ROANOKE TIMES

                         Roanoke Times
                 Copyright (c) 1995, Landmark Communications, Inc.

DATE: TUESDAY, August 3, 1993                   TAG: 9308030211
SECTION: NATIONAL/INTERNATIONAL                    PAGE: A-1   EDITION: METRO 
SOURCE: Los Angeles Times
DATELINE: WASHINGTON                                LENGTH: Medium


BUDGET SET FOR SHOWDOWN

Adding last-minute sweeteners to woo crucial Senate votes, Democratic leaders sealed a budget deal Monday that they said would lower the deficit by $496 billion over the next five years to carry out President Clinton's economic program.

Senate-House negotiators agreed to soften a tax bite on Social Security recipients as they wrapped up a package of politically painful tax increases and spending cuts, setting the stage for showdown battles in the House and Senate later this week.

Democratic leaders predicted that the plan, including massive tax boosts for the wealthy and a gasoline tax increase of 4.3 cents a gallon that will affect nearly all Americans, would win approval in both chambers despite unanimous Republican opposition and defections by many Democrats.

At the White House, Clinton prepared to deliver a nationally televised address tonight to drum up support, saying he will argue: "It's time to move. To delay this program is a great mistake. All it will do is paralyze the government, paralyze the financial markets and leave us with uncertainty."

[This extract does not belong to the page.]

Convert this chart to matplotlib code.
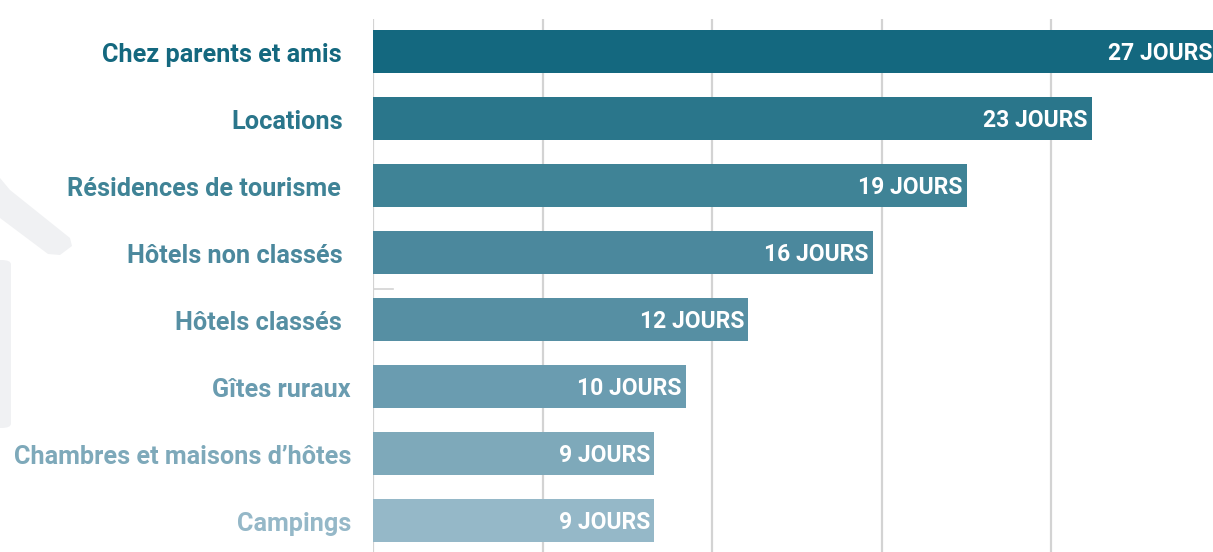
import matplotlib
matplotlib.use("Agg")
import matplotlib.pyplot as plt
from matplotlib.patches import Polygon, FancyBboxPatch
import matplotlib.transforms as mtransforms

categories = ["Chez parents et amis", "Locations", "Résidences de tourisme",
              "Hôtels non classés", "Hôtels classés", "Gîtes ruraux",
              "Chambres et maisons d’hôtes", "Campings"]
values = [27, 23, 19, 16, 12, 10, 9, 9]
value_labels = ["27 JOURS", "23 JOURS", "19 JOURS", "16 JOURS", "12 JOURS",
                "10 JOURS", "9 JOURS", "9 JOURS"]
colors = ["#14687F", "#2A768B", "#3F8396", "#4B889D", "#568FA3",
          "#6A9CB0", "#7EA9BA", "#95B8C8"]
label_pad_px = [31, 30, 32, 30, 31, 22, 22, 22]

W, H = 1213, 552
fig = plt.figure(figsize=(W / 100, H / 100), dpi=100)
fig.patch.set_facecolor("white")

# watermark (house shape)
wm = "#F0F1F3"
fig.patches.append(Polygon([(0 / W, 1 - 178 / H), (10 / W, 1 - 190 / H), (70 / W, 1 - 238 / H),
                            (72 / W, 1 - 246 / H), (60 / W, 1 - 255 / H), (48 / W, 1 - 254 / H),
                            (0 / W, 1 - 218 / H)],
                           closed=True, transform=fig.transFigure, facecolor=wm,
                           edgecolor="none", zorder=0))
fig.patches.append(FancyBboxPatch((-10 / W, 1 - 428 / H), 21 / W, 168 / H,
                                  boxstyle="round,pad=0,rounding_size=0.008",
                                  transform=fig.transFigure, facecolor=wm,
                                  edgecolor="none", zorder=0))

left = 373 / W
top = 19 / H
ax = fig.add_axes([left, 0, 1 - left, 1 - top])
px_per_day = 31.25
xmax = (W - 373) / px_per_day
ax.set_xlim(0, xmax)
spacing = 67.0
c0 = 51.5
ax.set_ylim((H - c0) / spacing, -(c0 - 19) / spacing)

grid_step = 169.5 / px_per_day
k = 0
while k * grid_step < xmax:
    ax.axvline(k * grid_step, color="#D3D3D3", lw=1.6, zorder=0)
    k += 1

y = list(range(len(categories)))
ax.barh(y, values, height=43 / spacing, color=colors, zorder=2)

font = "Roboto"
for i, (cat, v, lab) in enumerate(zip(categories, values, value_labels)):
    off = mtransforms.offset_copy(ax.transData, fig=fig, x=-label_pad_px[i] * 0.72,
                                  y=-3 * 0.72, units="points")
    ax.text(0, i, cat, transform=off, ha="right", va="center", fontsize=18.2,
            fontweight="bold", color=colors[i], family=font, clip_on=False)
    off2 = mtransforms.offset_copy(ax.transData, fig=fig, x=-4 * 0.72, y=-2 * 0.72,
                                   units="points")
    ax.text(v, i, lab, transform=off2, ha="right", va="center", fontsize=16.5,
            fontweight="bold", color="white", family=font, zorder=3)

# small stray tick
ax.plot([0, 20 / px_per_day], [3.55, 3.55], color="#D3D3D3", lw=1.2, zorder=1)

ax.set_xticks([])
ax.set_yticks([])
for s in ax.spines.values():
    s.set_visible(False)
ax.patch.set_alpha(0)

fig.savefig("out.png", dpi=100, facecolor="white")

As they have throughout the budget process, Republicans expressed vigorous opposition. Senate Minority Leader Bob Dole, R-Kan., denounced the measure as "the largest tax increase in the history of the world" and called for its defeat.

White House officials acknowledged that the outcome might be decided by a single vote in the Senate and only a handful in the House. The House was expected to vote Thursday and the Senate was scheduled to act on Friday.

Full details of the agreement were withheld, , although the major provisions were made known previously and only a relatively few last-minute changes were not disclosed.

Congressional aides said the package would restrain the growth of spending by $252 billion and raise taxes by $244 billion in a five-year span, meeting demands for more spending reductions than revenue increases. Republicans, however, dismissed the figures as misleading and said new taxes were at least twice as great as spending cuts.